Since I can't change the situation though, I'm embracing the trip and taking the attitude that this is his show, and I'm along for the fun. We'll ride the rides he wants to ride, see the things he wants to see, and generally have a blast.

I've been to WDW only once, so far back in my childhood I have no conscious memories of the visit. So I plan on tapping Black562's extensive Disney experience to learn as much as I can, and get the most enjoyment out of the trip.

Joe Black - based on your friends comments above - I think you will absolutely have a great time at Disney with your friend. Only having one visit (and no memories of it). . . gosh - he/she is practically a first timer! How fun is that! It's always so much fun to go to WDW with a first timer, and I think you should focus your efforts into this trip and make it fun for your friend. That will help you get your mind off of things!
 
Fate must have been on my side, because I got just what I asked for.

So I cancelled Cinderella's and 1900 Park Fare
and picked up Boatwrights and Artist Point.

Since I haven't ate at either, I'm looking forward to it...no memories made, only new ones. We're going to Universal Studios on Friday, so I got Boatwrights at 8:30pm but I may move it back an hour since Universal closes at 7pm....there were openings, but I'll think about it.
 
:cheer2: Yah !!! Everything is working out the way it should. You are so blessed to have a friend like GIR-prototype. I look forward in hearing how your trip went. Why don't you write or journel on the trip reports board so we can all follow along with you on this journey of yours. If not don't leave us in the dark now that your dining situation has been solved.
 
"She believed that a good relationship never had fights"

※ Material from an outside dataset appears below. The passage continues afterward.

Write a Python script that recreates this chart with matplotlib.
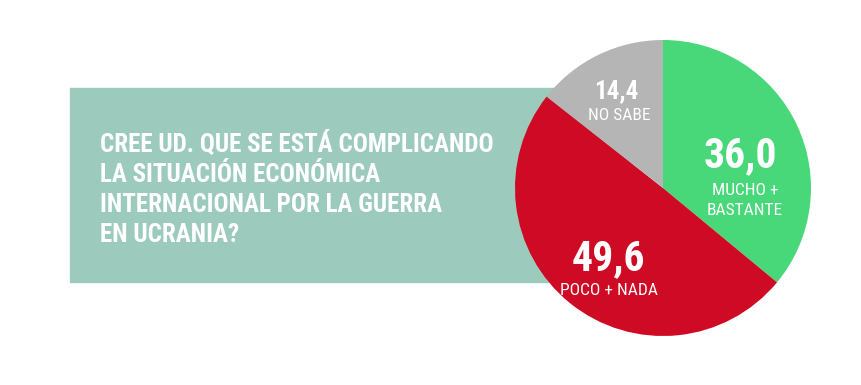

:lmao: :happytv: :rotfl2: :rotfl:


I'm sorry, but that's the funniest thing I've EVER heard! I've been married (a GOOD marriage) for almost 17 years, and I can't even BEGIN to count how many arguments/fights we've had! That's what happens when two INDIVIDUALS blend their lives!:confused3

You're better off without her! Have a blast at Disney! I'm sorry I can't give any dining advice, as we're counting down to our first ever trip for our family!